_YOUR GOAL:_ Find the word "chart" in the records below. List each line containing it.
++++ DATA SECTION ++++
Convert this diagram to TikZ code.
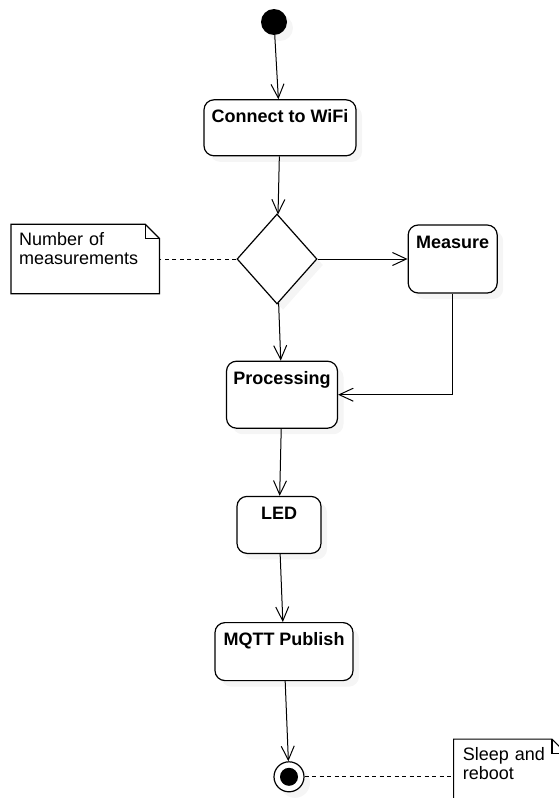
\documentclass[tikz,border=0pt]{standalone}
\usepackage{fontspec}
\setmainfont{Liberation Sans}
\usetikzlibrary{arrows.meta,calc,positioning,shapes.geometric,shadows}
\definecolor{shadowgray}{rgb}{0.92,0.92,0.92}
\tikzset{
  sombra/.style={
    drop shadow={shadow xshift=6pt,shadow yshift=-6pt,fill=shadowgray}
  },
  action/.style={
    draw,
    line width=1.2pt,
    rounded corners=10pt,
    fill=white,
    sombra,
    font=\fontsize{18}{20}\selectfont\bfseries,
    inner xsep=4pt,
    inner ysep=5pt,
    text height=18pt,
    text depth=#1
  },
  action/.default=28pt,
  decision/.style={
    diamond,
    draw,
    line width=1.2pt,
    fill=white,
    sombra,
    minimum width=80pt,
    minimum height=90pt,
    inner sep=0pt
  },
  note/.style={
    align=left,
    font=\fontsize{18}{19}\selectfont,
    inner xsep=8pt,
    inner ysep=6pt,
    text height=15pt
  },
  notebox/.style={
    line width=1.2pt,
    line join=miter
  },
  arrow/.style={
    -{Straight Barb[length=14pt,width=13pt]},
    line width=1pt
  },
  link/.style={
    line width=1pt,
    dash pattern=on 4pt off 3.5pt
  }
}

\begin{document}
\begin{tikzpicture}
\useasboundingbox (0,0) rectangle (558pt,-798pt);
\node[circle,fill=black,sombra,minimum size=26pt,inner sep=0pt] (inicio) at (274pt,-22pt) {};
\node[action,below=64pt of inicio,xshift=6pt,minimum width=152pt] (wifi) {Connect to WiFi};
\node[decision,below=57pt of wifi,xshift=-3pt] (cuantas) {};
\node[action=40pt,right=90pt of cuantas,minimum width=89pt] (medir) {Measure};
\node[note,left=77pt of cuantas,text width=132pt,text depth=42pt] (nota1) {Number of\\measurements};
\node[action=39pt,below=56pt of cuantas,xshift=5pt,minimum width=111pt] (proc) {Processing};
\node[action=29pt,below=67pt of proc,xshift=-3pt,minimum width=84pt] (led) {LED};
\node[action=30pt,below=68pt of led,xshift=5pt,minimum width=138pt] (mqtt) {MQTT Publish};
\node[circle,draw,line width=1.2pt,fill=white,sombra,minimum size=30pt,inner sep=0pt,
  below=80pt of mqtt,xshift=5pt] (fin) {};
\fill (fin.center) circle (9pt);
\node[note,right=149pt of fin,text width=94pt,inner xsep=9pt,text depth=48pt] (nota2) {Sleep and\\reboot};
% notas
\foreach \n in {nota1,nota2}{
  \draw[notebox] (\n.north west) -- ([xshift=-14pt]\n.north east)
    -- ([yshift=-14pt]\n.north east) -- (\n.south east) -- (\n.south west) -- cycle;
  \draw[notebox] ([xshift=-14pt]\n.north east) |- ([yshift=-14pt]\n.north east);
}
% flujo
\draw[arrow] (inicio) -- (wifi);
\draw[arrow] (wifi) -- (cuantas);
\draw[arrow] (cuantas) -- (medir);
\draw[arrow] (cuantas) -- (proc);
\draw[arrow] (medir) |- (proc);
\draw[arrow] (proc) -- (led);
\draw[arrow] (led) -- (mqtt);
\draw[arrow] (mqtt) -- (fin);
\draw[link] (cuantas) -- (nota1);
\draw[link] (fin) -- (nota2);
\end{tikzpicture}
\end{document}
++++
++++ DATA SECTION ++++
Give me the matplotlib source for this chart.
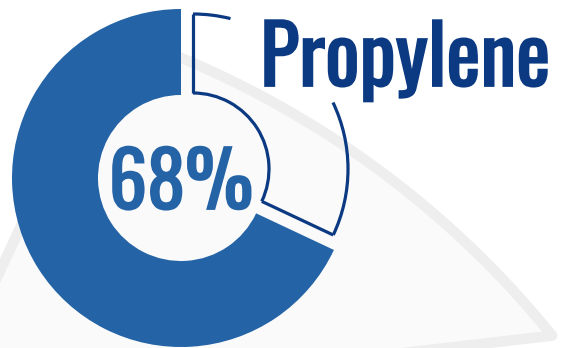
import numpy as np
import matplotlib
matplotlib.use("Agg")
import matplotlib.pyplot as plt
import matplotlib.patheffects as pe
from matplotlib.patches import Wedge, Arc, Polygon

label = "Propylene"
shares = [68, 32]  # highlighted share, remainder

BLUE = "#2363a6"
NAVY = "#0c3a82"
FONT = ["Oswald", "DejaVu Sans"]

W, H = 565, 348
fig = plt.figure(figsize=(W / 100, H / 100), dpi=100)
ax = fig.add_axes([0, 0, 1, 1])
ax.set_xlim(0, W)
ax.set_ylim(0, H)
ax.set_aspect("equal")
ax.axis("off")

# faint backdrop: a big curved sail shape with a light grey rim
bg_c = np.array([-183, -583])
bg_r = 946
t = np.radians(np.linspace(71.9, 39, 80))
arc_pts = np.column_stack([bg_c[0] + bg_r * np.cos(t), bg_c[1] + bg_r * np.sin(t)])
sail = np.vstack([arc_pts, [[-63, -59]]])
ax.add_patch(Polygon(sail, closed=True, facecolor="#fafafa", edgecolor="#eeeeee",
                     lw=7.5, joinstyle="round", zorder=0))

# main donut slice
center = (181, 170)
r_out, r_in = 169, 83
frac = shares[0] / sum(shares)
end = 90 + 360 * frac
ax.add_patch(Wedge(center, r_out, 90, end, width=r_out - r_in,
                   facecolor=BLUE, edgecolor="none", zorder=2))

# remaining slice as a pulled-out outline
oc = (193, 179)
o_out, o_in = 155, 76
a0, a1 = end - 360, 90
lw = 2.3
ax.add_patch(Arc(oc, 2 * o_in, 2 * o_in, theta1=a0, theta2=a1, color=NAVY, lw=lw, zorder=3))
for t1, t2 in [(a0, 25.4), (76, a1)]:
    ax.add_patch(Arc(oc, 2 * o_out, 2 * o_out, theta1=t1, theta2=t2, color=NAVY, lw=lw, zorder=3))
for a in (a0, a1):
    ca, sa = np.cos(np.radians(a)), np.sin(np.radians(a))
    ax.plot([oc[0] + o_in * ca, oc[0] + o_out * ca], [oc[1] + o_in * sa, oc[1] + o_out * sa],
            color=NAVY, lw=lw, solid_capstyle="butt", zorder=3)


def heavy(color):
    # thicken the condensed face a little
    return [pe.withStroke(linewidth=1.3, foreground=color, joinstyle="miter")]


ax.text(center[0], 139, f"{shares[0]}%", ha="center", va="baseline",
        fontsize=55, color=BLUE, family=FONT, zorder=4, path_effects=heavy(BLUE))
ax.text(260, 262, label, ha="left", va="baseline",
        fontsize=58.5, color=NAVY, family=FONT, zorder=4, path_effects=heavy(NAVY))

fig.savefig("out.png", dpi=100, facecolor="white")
++++
++++ DATA SECTION ++++
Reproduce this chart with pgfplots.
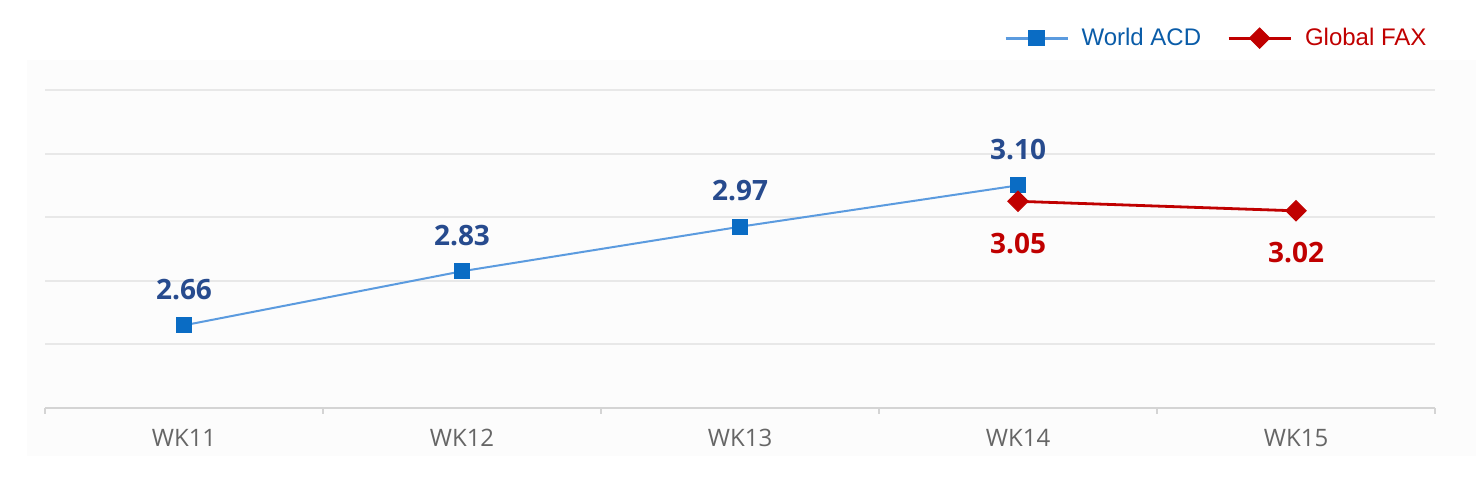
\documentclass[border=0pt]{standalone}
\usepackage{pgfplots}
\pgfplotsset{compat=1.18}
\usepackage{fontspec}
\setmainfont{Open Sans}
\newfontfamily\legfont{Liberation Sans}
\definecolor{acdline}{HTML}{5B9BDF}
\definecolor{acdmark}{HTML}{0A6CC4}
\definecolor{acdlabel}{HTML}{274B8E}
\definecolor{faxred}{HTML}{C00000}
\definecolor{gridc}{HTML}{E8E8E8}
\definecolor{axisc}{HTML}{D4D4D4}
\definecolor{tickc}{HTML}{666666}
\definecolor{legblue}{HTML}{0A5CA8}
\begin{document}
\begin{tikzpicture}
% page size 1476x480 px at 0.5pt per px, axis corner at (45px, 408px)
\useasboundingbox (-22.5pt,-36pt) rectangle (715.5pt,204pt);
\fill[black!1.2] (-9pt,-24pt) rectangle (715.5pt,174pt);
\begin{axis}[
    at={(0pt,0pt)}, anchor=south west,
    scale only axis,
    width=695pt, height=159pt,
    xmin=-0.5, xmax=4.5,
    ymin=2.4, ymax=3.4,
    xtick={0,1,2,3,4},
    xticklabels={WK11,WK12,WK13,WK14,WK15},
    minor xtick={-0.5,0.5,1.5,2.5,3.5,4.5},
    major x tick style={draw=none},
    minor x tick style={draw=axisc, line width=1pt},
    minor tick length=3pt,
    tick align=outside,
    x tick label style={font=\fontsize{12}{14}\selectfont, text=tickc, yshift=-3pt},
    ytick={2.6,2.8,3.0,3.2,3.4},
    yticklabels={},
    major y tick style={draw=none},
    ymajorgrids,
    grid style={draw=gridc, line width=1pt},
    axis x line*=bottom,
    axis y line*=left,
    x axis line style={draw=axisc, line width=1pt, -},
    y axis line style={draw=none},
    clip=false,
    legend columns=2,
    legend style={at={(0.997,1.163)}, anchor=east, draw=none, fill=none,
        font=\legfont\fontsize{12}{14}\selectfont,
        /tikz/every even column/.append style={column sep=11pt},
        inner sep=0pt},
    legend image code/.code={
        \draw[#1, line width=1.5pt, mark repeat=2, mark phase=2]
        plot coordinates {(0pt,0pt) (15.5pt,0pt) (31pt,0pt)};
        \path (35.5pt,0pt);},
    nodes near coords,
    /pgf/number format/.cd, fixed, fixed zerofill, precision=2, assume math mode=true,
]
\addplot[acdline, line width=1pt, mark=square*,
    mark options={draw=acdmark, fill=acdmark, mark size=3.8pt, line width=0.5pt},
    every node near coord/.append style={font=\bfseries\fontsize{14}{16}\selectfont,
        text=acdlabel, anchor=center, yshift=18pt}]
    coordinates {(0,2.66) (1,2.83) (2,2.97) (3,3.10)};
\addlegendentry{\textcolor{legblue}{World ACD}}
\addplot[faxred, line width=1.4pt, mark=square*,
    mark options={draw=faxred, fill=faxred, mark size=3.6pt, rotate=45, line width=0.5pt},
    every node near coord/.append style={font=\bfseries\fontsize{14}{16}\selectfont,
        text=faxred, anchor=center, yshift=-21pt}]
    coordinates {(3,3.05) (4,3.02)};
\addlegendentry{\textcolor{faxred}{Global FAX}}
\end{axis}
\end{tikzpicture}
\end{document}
++++
_ANSWER FOR THIS EXERCISE:_
Give me the matplotlib source for this chart.
Reproduce this chart with pgfplots.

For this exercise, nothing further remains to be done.